I lived with my grandmother then, on the continent. My poor grandmother. What was my mother thinking?! Still a child when I arrived, I quickly metamorphosed into a teen before my horrified grandmother’s eyes. My poor grandmother nearly had heart attacks over my appearance… my leggings, boots, see-through ripped shirts and wild hair… and my behaviour, fuelled by her sisters who would pop round with newspaper clippings of tragic tales of child drug addicts. They were very sweet in their meddling and, at the time, quite funny; referred to collectively by the extended family as ‘the three old tooties’. My poor grandmother, she was a very proper, trim, old world lady with her perfectly coiffed ‘auburn’ hair, twin sets and Chanel pearls… and coffee and cake at 4 on Sundays… when I knew her.  She was a spinster… and had been a bit of a wild child herself in her day. She certainly rued the day then but another story for another day…. although perhaps explains the horror and worry about me.

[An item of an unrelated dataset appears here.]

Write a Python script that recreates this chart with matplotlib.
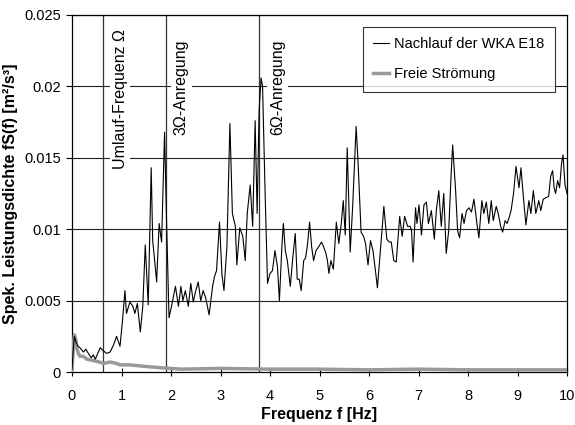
import matplotlib
matplotlib.use("Agg")
import matplotlib.pyplot as plt

plt.rcParams['font.family'] = ['Liberation Sans', 'DejaVu Sans']

# Nachlauf der WKA E18 (black)
wake_f = [0.00, 0.03, 0.05, 0.08, 0.12, 0.16, 0.23, 0.28, 0.33, 0.39, 0.43, 0.47, 0.52, 0.57,
          0.63, 0.70, 0.77, 0.84, 0.90, 0.97, 1.02, 1.07, 1.10, 1.17, 1.23, 1.27, 1.32, 1.38,
          1.43, 1.48, 1.54, 1.60, 1.63, 1.67, 1.71, 1.76, 1.81, 1.87, 1.91, 1.96, 2.01, 2.06,
          2.09, 2.15, 2.20, 2.24, 2.29, 2.35, 2.40, 2.45, 2.50, 2.55, 2.60, 2.65, 2.70, 2.77,
          2.84, 2.88, 2.92, 2.98, 3.03, 3.07, 3.13, 3.19, 3.24, 3.30, 3.33, 3.39, 3.45, 3.50,
          3.54, 3.60, 3.65, 3.70, 3.74, 3.78, 3.82, 3.85, 3.90, 3.95, 4.00, 4.05, 4.10, 4.15,
          4.19, 4.24, 4.27, 4.31, 4.35, 4.41, 4.46, 4.51, 4.55, 4.59, 4.63, 4.68, 4.72, 4.76,
          4.80, 4.84, 4.88, 4.93, 4.99, 5.04, 5.08, 5.13, 5.16, 5.19, 5.23, 5.28, 5.34, 5.39,
          5.44, 5.48, 5.52, 5.56, 5.62, 5.67, 5.74, 5.78, 5.84, 5.89, 5.93, 5.98, 6.03, 6.08,
          6.13, 6.17, 6.21, 6.26, 6.30, 6.36, 6.41, 6.45, 6.50, 6.55, 6.62, 6.67, 6.72, 6.78,
          6.83, 6.86, 6.89, 6.94, 6.97, 7.01, 7.06, 7.11, 7.16, 7.20, 7.26, 7.32, 7.36, 7.41,
          7.46, 7.51, 7.56, 7.61, 7.66, 7.69, 7.75, 7.79, 7.83, 7.88, 7.92, 7.97, 8.02, 8.07,
          8.12, 8.18, 8.22, 8.28, 8.32, 8.37, 8.42, 8.47, 8.51, 8.57, 8.61, 8.66, 8.70, 8.75,
          8.79, 8.83, 8.87, 8.92, 8.97, 9.03, 9.07, 9.12, 9.17, 9.23, 9.27, 9.32, 9.37, 9.43,
          9.47, 9.52, 9.57, 9.63, 9.67, 9.71, 9.74, 9.77, 9.81, 9.85, 9.89, 9.92, 9.96, 10.00]
wake_s = [0.0002, 0.0018, 0.0025, 0.0021, 0.0018, 0.0017, 0.0014, 0.0016, 0.0013, 0.0010, 0.0012, 0.0009, 0.0013, 0.0017,
          0.0015, 0.0013, 0.0014, 0.0019, 0.0025, 0.0018, 0.0036, 0.0057, 0.0041, 0.0049, 0.0046, 0.0041, 0.0048, 0.0028,
          0.0046, 0.0089, 0.0047, 0.0143, 0.0092, 0.0078, 0.0063, 0.0104, 0.0091, 0.0168, 0.0106, 0.0038, 0.0046, 0.0055,
          0.0060, 0.0046, 0.0060, 0.0050, 0.0057, 0.0046, 0.0062, 0.0049, 0.0057, 0.0063, 0.0050, 0.0057, 0.0052, 0.0040,
          0.0060, 0.0067, 0.0071, 0.0105, 0.0068, 0.0057, 0.0088, 0.0174, 0.0111, 0.0102, 0.0075, 0.0101, 0.0095, 0.0078,
          0.0111, 0.0131, 0.0102, 0.0176, 0.0111, 0.0183, 0.0206, 0.0200, 0.0127, 0.0062, 0.0069, 0.0071, 0.0085, 0.0074,
          0.0050, 0.0088, 0.0104, 0.0085, 0.0078, 0.0060, 0.0080, 0.0097, 0.0065, 0.0065, 0.0057, 0.0078, 0.0080, 0.0090,
          0.0105, 0.0088, 0.0078, 0.0085, 0.0088, 0.0091, 0.0088, 0.0083, 0.0078, 0.0069, 0.0078, 0.0072, 0.0105, 0.0090,
          0.0104, 0.0120, 0.0096, 0.0157, 0.0084, 0.0116, 0.0172, 0.0146, 0.0098, 0.0095, 0.0090, 0.0075, 0.0092, 0.0085,
          0.0071, 0.0059, 0.0076, 0.0098, 0.0116, 0.0093, 0.0091, 0.0091, 0.0078, 0.0077, 0.0109, 0.0095, 0.0109, 0.0102,
          0.0102, 0.0099, 0.0077, 0.0115, 0.0104, 0.0117, 0.0096, 0.0117, 0.0119, 0.0104, 0.0113, 0.0093, 0.0113, 0.0127,
          0.0102, 0.0125, 0.0083, 0.0099, 0.0139, 0.0159, 0.0127, 0.0099, 0.0094, 0.0111, 0.0104, 0.0113, 0.0115, 0.0112,
          0.0121, 0.0104, 0.0094, 0.0120, 0.0111, 0.0119, 0.0104, 0.0120, 0.0106, 0.0116, 0.0111, 0.0102, 0.0098, 0.0106,
          0.0104, 0.0108, 0.0113, 0.0125, 0.0144, 0.0129, 0.0143, 0.0122, 0.0103, 0.0120, 0.0111, 0.0127, 0.0111, 0.0120,
          0.0113, 0.0121, 0.0122, 0.0123, 0.0137, 0.0141, 0.0129, 0.0125, 0.0134, 0.0129, 0.0146, 0.0152, 0.0131, 0.0125]

# Freie Strömung (grey)
free_f = [0.00, 0.03, 0.05, 0.08, 0.10, 0.13, 0.16, 0.23, 0.30, 0.43, 0.55, 0.63, 0.77, 0.90,
          0.97, 1.17, 1.45, 1.78, 2.2, 3.0, 4.0, 5.0, 6.0, 7.0, 8.0, 9.0, 10.0]
free_s = [0.0000, 0.0020, 0.0026, 0.0022, 0.0016, 0.0013, 0.0011, 0.0011, 0.0009, 0.0008, 0.0007, 0.0006, 0.0007, 0.0006,
          0.0005, 0.0005, 0.0004, 0.0003, 0.0002, 0.00025, 0.0002, 0.0002, 0.00015, 0.0002, 0.00015, 0.00015, 0.00015]

marker_f = [0.63, 1.89, 3.78]
marker_labels = ["Umlauf-Frequenz Ω", "3Ω-Anregung", "6Ω-Anregung"]
label_f = [0.97, 2.21, 4.15]
label_top = [0.0240, 0.0233, 0.0233]

yticks = [0, 0.005, 0.01, 0.015, 0.02, 0.025]
ytick_labels = ["0", "0.005", "0.01", "0.015", "0.02", "0.025"]
xticks = list(range(0, 11))

fig = plt.figure(figsize=(5.75, 4.25), dpi=100)
ax = fig.add_axes([72/575, 1-372/425, 495/575, 357/425])

for y in yticks[1:]:
    ax.axhline(y, color='#222222', lw=0.8, zorder=1)

for mf in marker_f:
    ax.axvline(mf, color='#333333', lw=0.9, zorder=1.5)

for lf, lt, txt in zip(label_f, label_top, marker_labels):
    ax.text(lf, lt, txt, rotation=90, ha='center', va='top', fontsize=11.5,
            bbox=dict(facecolor='white', edgecolor='none', pad=2), zorder=2)

ax.plot(free_f, free_s, color='#999999', lw=2.5, label='Freie Strömung', zorder=3)
ax.plot(wake_f, wake_s, color='black', lw=0.8, label='Nachlauf der WKA E18', zorder=4)

ax.set_xlim(0, 10)
ax.set_ylim(0, 0.025)
ax.set_xticks(xticks)
ax.set_xticklabels([str(x) for x in xticks], fontsize=10.5)
ax.set_yticks(yticks)
ax.set_yticklabels(ytick_labels, fontsize=10.5)
ax.tick_params(axis='y', direction='out', length=4, width=0.8, pad=4)
ax.tick_params(axis='x', direction='inout', length=6, width=0.8, pad=9)
for sp in ax.spines.values():
    sp.set_linewidth(0.9)

ax.set_xlabel("Frequenz f [Hz]", fontsize=11.5, fontweight='bold', labelpad=3)
ax.set_ylabel("Spek. Leistungsdichte fS(f) [m²/s³]", fontsize=11.5, fontweight='bold', labelpad=4)

h, l = ax.get_legend_handles_labels()
leg = ax.legend(h[::-1], l[::-1], loc='upper left', bbox_to_anchor=(0.588, 0.966),
                fontsize=10.5, frameon=True, fancybox=False, shadow=False,
                borderpad=0.7, labelspacing=1.1, handlelength=1.1, handletextpad=0.35,
                borderaxespad=0)
leg.get_frame().set_edgecolor('black')
leg.get_frame().set_linewidth(0.8)
leg.set_zorder(10)

fig.savefig("out.png", dpi=100)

My mother too was a rebel… the small town party girl who, barely out of her teens, quit the shirt making factory, packed a bag and sailed off to the new world with a few dollars in her pocket and married the rakish son of my poor grandmother. I’m quite proud of my mum… and if truth were told, my grandmother… both grandmothers… another feisty female.

Does make me wonder though… Now a mother of a young teenage girl myself, I find myself somewhat dreading what is bound to come… inevitable, that rebellion, that arrogance, isn’t it?!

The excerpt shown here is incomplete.